Some experimentation revealed that 'static const int' fields with a valid field initializer are not stripped from the PDB. Even their integer value can be retrieved from the PDB.At run-time 'static const int' fields are initialized only once during the application’s lifetime, when their type information is first loaded. They take up no memory in whichever data structure they are placed, effectively making them free to add. While parsing the PDB file they are still found nested inside whatever structure or namespace they reside in.
This allows the 'static const int' fields to be used to describe additional information for other fields in the same scope. We’ve made macro’s for exactly that purpose. For example, these are the macro’s to limit a numeric field type to a min / max range in the editor:
// Min value the field can have in the editor UI.
#define EDIT_MIN(FIELD, VALUE) static const int m_meta_data__MIN__##FIELD## = VALUE;
// Max value the field can have in the editor UI.
#define EDIT_MAX(FIELD, VALUE) static const int m_meta_data__MAX__##FIELD## = VALUE;
float m_numeric_field_a = 123.456f;
What this will effectively generate is the following:
static const int m_meta_data__MIN__m_numeric_field_a = 0;
static const int m_meta_data__MAX__m_numeric_field_a = 999.9999f;
float m_numeric_field_a = 123.456f;
To extract the 'static const int' information from the PDB files we filter for 'SymTagData' symbols when iterating over the global scope children. The found symbols will include the added 'static const int' fields.We then parse out the target field name, attribute type (MIN, MAX, etc.) and the value and add this to our meta-data, which our custom editor can use to draw the target field in a specific way.
Defining additional meta-data for a field is especially useful for types that are defined via typedefs. Typedefs are fully resolved during compilation, and so any fields using the typedef type will show up as being the fully resolved type in the PDB.
For example, if you have defined 'typedef float color_t' then a field 'color_t m_my_color;' will show up in the PDB as being of type 'float' - not 'color_t'.
This provides no way to differentiate between the base type and the typedef type, and so the editor would show a float array with 4 values, instead of a color picker.
However, we can annotate the field using the technique mentioned above, to draw the field in a specific way.For this case we created a 'COLOR(m_my_color)' macro, which leaves a 'static const int' field that the editor picks up on and uses to draw 'm_my_color' using a color picker.
The downside of the 'static const int' approach is that the data that can be included in the 'static const int' field is limited to integer values, and whatever you can add to its field name, without making that field name invalid. Unfortunately the 'static const' field trick doesn't seem to work for types like string; they won’t show up in the PDB or the value cannot be retrieved, therefore the integer field is the best we can do. It may also be a compiler specific quirk, so if we try other compilers we’ll need to adapt. For now it works well though.
After switching to PDB files to generate type description meta-data, our custom editor now requires no manual work whenever data types are changed or added, making it much easier to use.
We can even include custom meta-data per field to draw the field in a specific way, using a minimalistic and localized macro implementation.

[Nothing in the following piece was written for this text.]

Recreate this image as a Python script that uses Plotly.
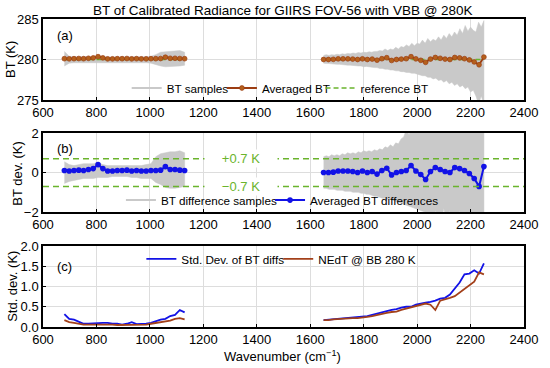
import numpy as np
import plotly.graph_objects as go

# ---------------- data ----------------
ref_bt = 280.0
dev_limit = 0.7

# marker grids (wavenumber, cm-1)
wn1 = np.arange(680, 1131, 18)            # 26 points
wn2 = np.linspace(1650, 2250, 34)         # 34 points
# envelope grid for the second band
env_wn2 = np.arange(1650, 2251, 10)       # 61 points

avg_bt1 = [280.1, 280.08, 280.1, 280.12, 280.1, 280.15, 280.2, 280.35, 280.2, 280.08,
           280.08, 280.1, 280.1, 280.12, 280.08, 280.1, 280.08, 280.08, 280.1, 280.1,
           280.12, 280.28, 280.15, 280.15, 280.12, 280.1]
avg_bt2 = [280.0, 280.0, 280.02, 280.08, 280.08, 280.08, 280.05, 280.0, 280.08, 280.0,
           280.05, 279.92, 280.1, 280.22, 279.88, 280.0, 280.05, 280.1, 280.35, 280.08,
           279.9, 279.65, 280.05, 280.25, 280.15, 280.05, 280.0, 280.25, 280.2, 280.1,
           279.95, 279.7, 279.35, 280.3]

avg_dev1 = [0.1, 0.08, 0.1, 0.12, 0.1, 0.15, 0.2, 0.4, 0.2, 0.08,
            0.08, 0.1, 0.1, 0.12, 0.08, 0.1, 0.08, 0.08, 0.1, 0.1,
            0.12, 0.3, 0.15, 0.15, 0.12, 0.1]
avg_dev2 = [0.0, 0.0, 0.02, 0.08, 0.08, 0.08, 0.05, 0.0, 0.08, 0.0,
            0.05, -0.08, 0.1, 0.22, -0.12, 0.0, 0.05, 0.1, 0.35, 0.08,
            -0.1, -0.35, 0.05, 0.25, 0.15, 0.05, 0.0, 0.25, 0.2, 0.1,
            -0.05, -0.3, -0.7, 0.3]

# BT sample envelopes (K above/below reference)
bt_up1 = [1.0, 0.4, 0.35, 0.35, 0.3, 0.35, 0.35, 0.5, 0.35, 0.3, 0.3, 0.3, 0.3,
          0.3, 0.3, 0.3, 0.35, 0.35, 0.4, 0.6, 0.9, 0.95, 1.0, 1.0, 1.1, 0.9]
bt_lo1 = [-0.8, -0.45, -0.4, -0.4, -0.4, -0.4, -0.4, -0.35, -0.4, -0.4, -0.4, -0.4, -0.4,
          -0.4, -0.4, -0.4, -0.4, -0.4, -0.45, -0.6, -0.8, -0.9, -0.9, -0.85, -0.8, -0.7]
bt_up2 = [0.5, 0.6, 0.5, 0.6, 0.55, 0.65, 0.6, 0.7, 0.65, 0.75,
          0.7, 0.8, 0.75, 0.85, 0.8, 0.9, 0.85, 0.95, 0.9, 1.0,
          1.0, 1.1, 1.05, 1.3, 1.1, 1.3, 1.2, 1.5, 1.3, 1.6,
          1.5, 1.8, 1.6, 2.0, 1.7, 2.0, 1.9, 2.4, 2.0, 2.6,
          2.2, 2.5, 2.3, 2.8, 2.4, 3.0, 2.6, 3.2, 2.8, 3.4,
          3.0, 3.8, 3.2, 4.2, 3.5, 4.0, 3.6, 3.4, 4.6, 4.0, 4.8]
bt_lo2 = [-0.45, -0.5, -0.5, -0.55, -0.55, -0.6, -0.6, -0.65, -0.65, -0.7,
          -0.7, -0.75, -0.75, -0.8, -0.8, -0.9, -0.85, -0.95, -0.95, -1.0,
          -1.0, -1.1, -1.1, -1.2, -1.2, -1.3, -1.3, -1.4, -1.4, -1.5,
          -1.5, -1.6, -1.6, -1.7, -1.7, -1.8, -1.9, -2.0, -2.0, -2.2,
          -2.2, -2.4, -2.3, -2.6, -2.5, -2.8, -2.6, -3.0, -2.8, -3.2,
          -3.0, -3.4, -3.2, -3.6, -3.4, -4.0, -3.8, -4.5, -5.5, -4.5, -5.5]

# BT difference sample envelopes (K)
dv_up1 = [0.55, 0.4, 0.35, 0.4, 0.45, 0.45, 0.45, 0.5, 0.4, 0.35, 0.35, 0.35, 0.35,
          0.35, 0.35, 0.35, 0.35, 0.4, 0.45, 0.8, 0.95, 1.0, 1.05, 1.05, 1.1, 1.0]
dv_lo1 = [-0.55, -0.45, -0.4, -0.35, -0.3, -0.3, -0.3, -0.25, -0.25, -0.25, -0.2, -0.2, -0.2,
          -0.2, -0.25, -0.25, -0.3, -0.3, -0.3, -0.5, -0.6, -0.75, -0.8, -0.8, -0.75, -0.7]
dv_up2 = [0.8, 0.85, 0.8, 0.9, 0.85, 0.9, 0.85, 0.95, 0.9, 1.0,
          0.95, 1.0, 0.95, 1.05, 1.0, 1.1, 1.05, 1.1, 1.05, 1.15,
          1.1, 1.2, 1.15, 1.3, 1.25, 1.4, 1.3, 1.5, 1.45, 1.7,
          1.8, 2.2, 1.9, 2.5, 2.2, 2.6, 2.5, 3.0, 2.8, 3.0,
          3.0, 3.0, 3.0, 3.0, 3.0, 3.0, 3.0, 3.0, 3.0, 3.0,
          3.0, 3.0, 3.0, 3.0, 3.0, 3.0, 3.0, 3.0, 3.0, 3.0, 3.0]
dv_lo2 = [-0.8, -0.8, -0.85, -0.85, -0.85, -0.9, -0.9, -0.9, -0.95, -0.95,
          -0.95, -1.0, -1.0, -1.0, -1.05, -1.05, -1.1, -1.1, -1.15, -1.2,
          -1.2, -1.25, -1.3, -1.3, -1.35, -1.35, -1.4, -1.45, -1.5, -1.55,
          -1.6, -1.65, -1.7, -1.75, -1.8, -1.85, -1.9, -1.95, -2.0, -2.1,
          -2.3, -2.5, -1.9, -2.6, -2.5, -1.8, -2.6, -1.9, -2.8, -3.0,
          -3.0, -1.9, -3.0, -2.0, -3.0, -3.0, -3.0, -3.0, -3.0, -3.0, -3.0]

std1 = [0.32, 0.2, 0.18, 0.12, 0.08, 0.08, 0.09, 0.1, 0.1, 0.1, 0.08, 0.08, 0.06,
        0.08, 0.12, 0.07, 0.07, 0.08, 0.1, 0.15, 0.18, 0.2, 0.27, 0.3, 0.42, 0.36]
nedt1 = [0.17, 0.12, 0.1, 0.08, 0.06, 0.06, 0.06, 0.07, 0.06, 0.06, 0.06, 0.05, 0.05,
         0.05, 0.06, 0.05, 0.06, 0.06, 0.08, 0.1, 0.12, 0.14, 0.16, 0.2, 0.22, 0.19]
std2 = [0.17, 0.18, 0.2, 0.21, 0.22, 0.22, 0.23, 0.24, 0.25, 0.27,
        0.3, 0.33, 0.36, 0.4, 0.42, 0.44, 0.48, 0.5, 0.5, 0.55,
        0.58, 0.6, 0.62, 0.65, 0.7, 0.72, 0.8, 0.95, 1.1, 1.3,
        1.32, 1.4, 1.32, 1.57]
nedt2 = [0.17, 0.17, 0.19, 0.2, 0.2, 0.21, 0.22, 0.22, 0.23, 0.25,
         0.27, 0.3, 0.32, 0.35, 0.37, 0.38, 0.42, 0.45, 0.48, 0.52,
         0.55, 0.58, 0.55, 0.42, 0.65, 0.68, 0.72, 0.76, 0.85, 0.95,
         1.02, 1.12, 1.35, 1.3]

x_ticks = [600, 800, 1000, 1200, 1400, 1600, 1800, 2000, 2200, 2400]

# ---------------- style ----------------
FONT = "Liberation Sans, Arial, sans-serif"
GRAY = "#c9c9c9"
BROWN = "#9c3d12"
BROWN_M = "#b4601c"
BLUE = "#1212e6"
GREEN = "#6ab42c"
NEDT = "#a3401a"
DASH = "5px,3px"

fig = go.Figure()

def band(x, up, lo, offset, xa, ya):
    xs = list(x) + list(x)[::-1]
    ys = [offset + v for v in up] + [offset + v for v in lo][::-1]
    return go.Scatter(x=xs, y=ys, fill="toself", fillcolor=GRAY, mode="lines",
                      line=dict(color=GRAY, width=0.5), showlegend=False,
                      hoverinfo="skip", xaxis=xa, yaxis=ya)

# ---- panel (a) ----
fig.add_trace(band(wn1, bt_up1, bt_lo1, ref_bt, "x", "y"))
fig.add_trace(band(env_wn2, bt_up2, bt_lo2, ref_bt, "x", "y"))
fig.add_trace(go.Scatter(x=[None], y=[None], mode="lines", line=dict(color=GRAY, width=2),
                         name="BT samples", legend="legend", xaxis="x", yaxis="y"))
for xx in (wn1, wn2):
    fig.add_trace(go.Scatter(x=[xx[0], xx[-1]], y=[ref_bt, ref_bt], mode="lines",
                             line=dict(color=GREEN, width=1.3, dash=DASH),
                             showlegend=False, xaxis="x", yaxis="y"))
for i, (xx, yy) in enumerate([(wn1, avg_bt1), (wn2, avg_bt2)]):
    fig.add_trace(go.Scatter(x=xx, y=yy, mode="lines+markers",
                             line=dict(color=BROWN, width=1.8),
                             marker=dict(color=BROWN_M, size=4.8, line=dict(color=BROWN, width=0.7)),
                             name="Averaged BT", showlegend=(i == 0), legend="legend2",
                             xaxis="x", yaxis="y"))
fig.add_trace(go.Scatter(x=[None], y=[None], mode="lines",
                         line=dict(color=GREEN, width=1.3, dash=DASH),
                         name="reference BT", legend="legend3", xaxis="x", yaxis="y"))

# ---- panel (b) ----
fig.add_trace(band(wn1, dv_up1, dv_lo1, 0.0, "x2", "y2"))
fig.add_trace(band(env_wn2, dv_up2, dv_lo2, 0.0, "x2", "y2"))
fig.add_trace(go.Scatter(x=[None], y=[None], mode="lines", line=dict(color=GRAY, width=2),
                         name="BT difference samples", legend="legend4", xaxis="x2", yaxis="y2"))
for i, (xx, yy) in enumerate([(wn1, avg_dev1), (wn2, avg_dev2)]):
    fig.add_trace(go.Scatter(x=xx, y=yy, mode="lines+markers",
                             line=dict(color=BLUE, width=2),
                             marker=dict(color=BLUE, size=5.6),
                             name="Averaged BT differences", showlegend=(i == 0),
                             legend="legend5", xaxis="x2", yaxis="y2"))

# ---- panel (c) ----
for i, (xx, yy) in enumerate([(wn1, std1), (wn2, std2)]):
    fig.add_trace(go.Scatter(x=xx, y=yy, mode="lines", line=dict(color=BLUE, width=1.8),
                             name="Std. Dev. of BT diffs", showlegend=(i == 0),
                             legend="legend6", xaxis="x3", yaxis="y3"))
for i, (xx, yy) in enumerate([(wn1, nedt1), (wn2, nedt2)]):
    fig.add_trace(go.Scatter(x=xx, y=yy, mode="lines", line=dict(color=NEDT, width=1.8),
                             name="NEdT @ BB 280 K", showlegend=(i == 0),
                             legend="legend7", xaxis="x3", yaxis="y3"))

# ---------------- layout ----------------
axis_common = dict(range=[600, 2400], tickvals=x_ticks, showgrid=True, gridcolor="#dddddd",
                   gridwidth=1, showline=True, linecolor="black", linewidth=1.5, mirror=True,
                   ticks="inside", ticklen=3, tickcolor="black", zeroline=False,
                   tickfont=dict(size=13, color="black"))
yaxis_common = dict(showgrid=True, gridcolor="#dddddd", gridwidth=1, showline=True,
                    linecolor="black", linewidth=1.5, mirror=True, ticks="inside", ticklen=3,
                    tickcolor="black", zeroline=False, tickfont=dict(size=13, color="black"))

def leg(x, y):
    return dict(x=x, y=y, orientation="h", bgcolor="rgba(0,0,0,0)",
                font=dict(size=11.7, color="black"), itemwidth=30,
                xanchor="left", yanchor="middle", borderwidth=0)

fig.update_layout(
    width=550, height=368,
    margin=dict(l=43, r=18, t=19, b=41),
    paper_bgcolor="white", plot_bgcolor="white",
    font=dict(family=FONT, size=13, color="black"),
    xaxis=dict(domain=[0, 1], anchor="y", **axis_common),
    yaxis=dict(domain=[0.737, 1], anchor="x", range=[275, 285], tickvals=[275, 280, 285], **yaxis_common),
    xaxis2=dict(domain=[0, 1], anchor="y2", **axis_common),
    yaxis2=dict(domain=[0.373, 0.630], anchor="x2", range=[-2, 2], tickvals=[-2, 0, 2], **yaxis_common),
    xaxis3=dict(domain=[0, 1], anchor="y3", **axis_common),
    yaxis3=dict(domain=[0, 0.263], anchor="x3", range=[0, 2], tickvals=[0, 0.5, 1, 1.5, 2],
                tickformat=".1f", **yaxis_common),
    legend=leg(0.174, 0.776),
    legend2=leg(0.372, 0.776),
    legend3=leg(0.577, 0.776),
    legend4=leg(0.162, 0.412),
    legend5=leg(0.472, 0.412),
    legend6=leg(0.2045, 0.221),
    legend7=leg(0.489, 0.221),
    showlegend=True,
    shapes=[
        dict(type="line", xref="x2 domain", yref="y2", x0=0, x1=1, y0=dev_limit, y1=dev_limit,
             line=dict(color=GREEN, width=1.5, dash="6px,4px"), layer="above"),
        dict(type="line", xref="x2 domain", yref="y2", x0=0, x1=1, y0=-dev_limit, y1=-dev_limit,
             line=dict(color=GREEN, width=1.5, dash="6px,4px"), layer="above"),
    ],
    annotations=[
        dict(text="BT of Calibrated Radiance for GIIRS FOV-56 with VBB @ 280K", xref="paper",
             yref="paper", x=0.498, y=1.029, xanchor="center", yanchor="middle", showarrow=False,
             font=dict(size=13.5)),
        dict(text="(a)", xref="paper", yref="paper", x=0.025, y=0.948, showarrow=False,
             xanchor="left", yanchor="middle", font=dict(size=13)),
        dict(text="(b)", xref="paper", yref="paper", x=0.025, y=0.578, showarrow=False,
             xanchor="left", yanchor="middle", font=dict(size=13)),
        dict(text="(c)", xref="paper", yref="paper", x=0.025, y=0.195, showarrow=False,
             xanchor="left", yanchor="middle", font=dict(size=13)),
        dict(text=f"+{dev_limit} K", xref="x2", yref="y2", x=1340, y=dev_limit, showarrow=False,
             xanchor="center", yanchor="middle",
             bgcolor="white", width=70, font=dict(size=13, color=GREEN)),
        dict(text=f"\u2212{dev_limit} K", xref="x2", yref="y2", x=1340, y=-dev_limit, showarrow=False,
             xanchor="center", yanchor="middle",
             bgcolor="white", width=70, font=dict(size=13, color=GREEN)),
        dict(text="BT (K)", xref="paper", yref="paper", x=-0.068, y=0.868, textangle=-90,
             showarrow=False, xanchor="center", yanchor="middle", font=dict(size=13)),
        dict(text="BT dev. (K)", xref="paper", yref="paper", x=-0.052, y=0.501, textangle=-90,
             showarrow=False, xanchor="center", yanchor="middle", font=dict(size=13)),
        dict(text="Std. dev. (K)", xref="paper", yref="paper", x=-0.064, y=0.131, textangle=-90,
             showarrow=False, xanchor="center", yanchor="middle", font=dict(size=13)),
        dict(text="Wavenumber (cm<sup>\u22121</sup>)", xref="paper", yref="paper", x=0.498,
             y=-0.094, showarrow=False, xanchor="center", yanchor="middle", font=dict(size=13)),
    ],
)

fig.write_html("out.html", config={"displayModeBar": False},
               post_script="document.body.style.margin='0px';")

This does come at the cost of parsing the PDB files, which we now do the first time you open the editor window. This takes anywhere between 0.5 to 5 seconds, depending on the build configuration used.
In the future we can look into generating the meta-data from the PDB files as part of the build process, writing the meta-data to a custom file that can be loaded at run-time much quicker. This would also mean we don’t need to include the PDB files when we send someone an editor-enabled build; as long as they have the meta-data files, the editor can work for them.
In the future we may also look into supporting other compilers, once the necessity arrives.